Alessandro Tonchia, co-founder and head of strategy at Finantix, envisaged two key areas where AI could cause significant change.
“Firstly, around client intelligence and using AI to discover more around things such as events, and secondly, using AI to support extreme personalisation – for this it’s important to understand client needs, build a wholesome client profile and then configure work around this, with sophisticated personalisation about their risk preferences, investments and so on.”
Data transparency and compliance
Emma Kendrew, intelligent engineering services lead for Accenture Technology, stated that 2020 will require that companies make transparency a reality.
“If they don’t pull back the curtain on their business, they will lose trust and ultimately loyalty,” she said, adding: “The reason more transparency will be really important is because demand for it is growing, and the technology/tools are available, so we’re on the verge of someone being able to do it really well.”
Tonchia said it a key differentiating factor in the market will be use of data. “As we enter a new decade, clients know the type of customer experience they want to generate, but they are getting to the point where they say, ‘all of this is great, but I don’t have enough data, or the right data’.”
He continued that one crucial task over the next year will be to fill those containers of data. “Because, with that data, you can have client intelligence and also compliance intelligence, you have a better fitting suitability model that not only supplies intelligence, but can produce tailored proposals to the client and react to certain events, based on explicit or implicit client preference.”
Venkataraman cited the Treasury Committee and Financial Conduct Authority’s increased focus on operational resilience as something that will need the right RegTech approach in 2020.
“Modernisation and transformation of the IT infrastructure in banks is emerging as a major strategic direction,” he stated. “Regulatory compliance will continue to be a top spend area, as the need to comply with existing and emergent regulatory and industry initiatives continue.”

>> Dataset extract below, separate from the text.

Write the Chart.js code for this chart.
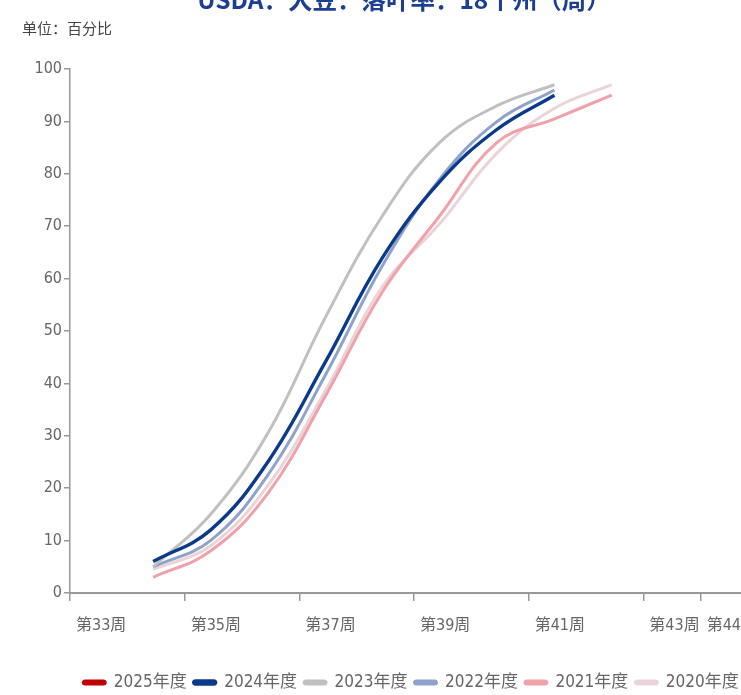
<!DOCTYPE html>
<html>
<head>
<meta charset="utf-8">
<script src="https://cdn.jsdelivr.net/npm/chart.js@4/dist/chart.umd.min.js"></script>
<style>
  html, body { margin: 0; padding: 0; background: #fff; }
  #wrap { width: 741px; height: 695px; overflow: hidden; position: relative; }
  #wrap canvas { position: absolute; left: 0; top: 0; }
</style>
</head>
<body>
<div id="wrap"><canvas id="c" width="822" height="701"></canvas></div>
<script>
// Soybeans dropping leaves, 18 states, % by week of year
const weeks = [34, 35, 36, 37, 38, 39, 40, 41, 42];
const xTickWeeks = [33, 35, 37, 39, 41, 43, 44];
const yTicks = [0, 10, 20, 30, 40, 50, 60, 70, 80, 90, 100];

const s2025 = [];
const s2024 = [6, 12, 25, 44, 64, 78.5, 88.5, 95];
const s2023 = [5, 15, 30.5, 52.5, 72, 86, 93, 97];
const s2022 = [5, 10, 22.5, 41.5, 62.5, 79, 90, 96];
const s2021 = [3, 8, 19, 37.5, 57.5, 72, 86, 90.5, 95];
const s2020 = [4.5, 9, 20.5, 38.5, 58.5, 70.5, 84, 92.5, 97];

const TITLE = 'USDA：大豆：落叶率：18个州（周）';
const UNIT = '单位：百分比';

// weekly reports land mid-week, so each reading sits a little past its week tick
const REPORT_OFFSET = 0.45;
const toPoints = arr => arr.map((v, i) => ({ x: weeks[i] + REPORT_OFFSET, y: v }));

const NUM_FONT = '"DejaVu Sans Condensed", "Liberation Sans Narrow", "Noto Sans CJK SC", sans-serif';

function series(label, data, color, width) {
  return {
    label, data: toPoints(data),
    borderColor: color, backgroundColor: color,
    borderWidth: width, pointRadius: 0, pointHoverRadius: 0,
    tension: 0.4, fill: false, yAxisID: 'y'
  };
}

const headerPlugin = {
  id: 'header',
  afterDraw(chart) {
    const ctx = chart.ctx;
    ctx.save();
    ctx.fillStyle = '#1c3f94';
    ctx.font = 'bold 24.5px "Noto Sans CJK SC", sans-serif';
    ctx.textAlign = 'center';
    ctx.textBaseline = 'alphabetic';
    ctx.fillText(TITLE, 404, 9);
    ctx.fillStyle = '#444';
    ctx.font = '15px "Noto Sans CJK SC", sans-serif';
    ctx.textAlign = 'left';
    ctx.textBaseline = 'middle';
    ctx.fillText(UNIT, 22, 28);
    ctx.restore();
  }
};

new Chart(document.getElementById('c'), {
  type: 'line',
  data: {
    datasets: [
      series('2025年度', s2025, '#c00000', 3),
      series('2024年度', s2024, '#0b3a8a', 3.4),
      series('2023年度', s2023, '#c0c0c0', 3),
      series('2022年度', s2022, '#8ea3cb', 3),
      series('2021年度', s2021, '#f0a1a9', 3),
      series('2020年度', s2020, '#ead4d7', 3)
    ]
  },
  options: {
    responsive: false,
    animation: false,
    layout: { padding: { top: 69, right: 0, left: 0, bottom: 0 } },
    plugins: {
      title: { display: false },
      tooltip: { enabled: false },
      legend: {
        position: 'bottom',
        labels: {
          boxWidth: 22, boxHeight: 3, padding: 7,
          useBorderRadius: true, borderRadius: 2,
          color: '#666',
          font: { family: NUM_FONT, size: 17 }
        }
      }
    },
    scales: {
      x: {
        type: 'linear', min: 33, max: 45,
        afterBuildTicks: s => { s.ticks = xTickWeeks.map(v => ({ value: v })); },
        afterFit: s => { s.height = 74; },
        grid: { display: true, drawOnChartArea: false, drawTicks: true, tickLength: 8, color: '#999', lineWidth: 1.5 },
        border: { display: true, color: '#999', width: 2 },
        ticks: {
          autoSkip: false, maxRotation: 0, align: 'start', labelOffset: 6, padding: 15,
          color: '#666', font: { family: NUM_FONT, size: 16 },
          callback: v => '第' + v + '周'
        }
      },
      y: {
        min: 0, max: 100,
        afterBuildTicks: s => { s.ticks = yTicks.map(v => ({ value: v })); },
        afterFit: s => { s.width = 70; },
        grid: { display: true, drawOnChartArea: false, drawTicks: true, tickLength: 6, color: '#999', lineWidth: 1.5 },
        border: { display: true, color: '#999', width: 1.5 },
        ticks: { padding: 2, color: '#666', font: { family: NUM_FONT, size: 16 } }
      },
      // empty right-hand gutter that keeps the week axis running on past 44
      gutter: {
        position: 'right', min: 0, max: 1,
        afterFit: s => { s.width = 64; },
        ticks: { display: false },
        grid: { display: false },
        border: { display: false }
      }
    }
  },
  plugins: [headerPlugin]
});
</script>
</body>
</html>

A Kaspersky report warned that FinTech will increasingly become under attack from cyber criminals in 2020, in line with the rise in popularity of mobile investment and savings apps. “Not all of these apps utilise best security practices, like multi-factor authentication or protection of the app connection, which may give cyber criminals a potential way to target users of such applications.”
The security specialist’s monitoring of underground forums suggested that the source code of some popular mobile banking Trojans was actually leaked into the public domain. “Previous similar cases of malware source code leakage (e.g. Zeus, SpyEye) resulted in an increased number of new variations of these Trojans."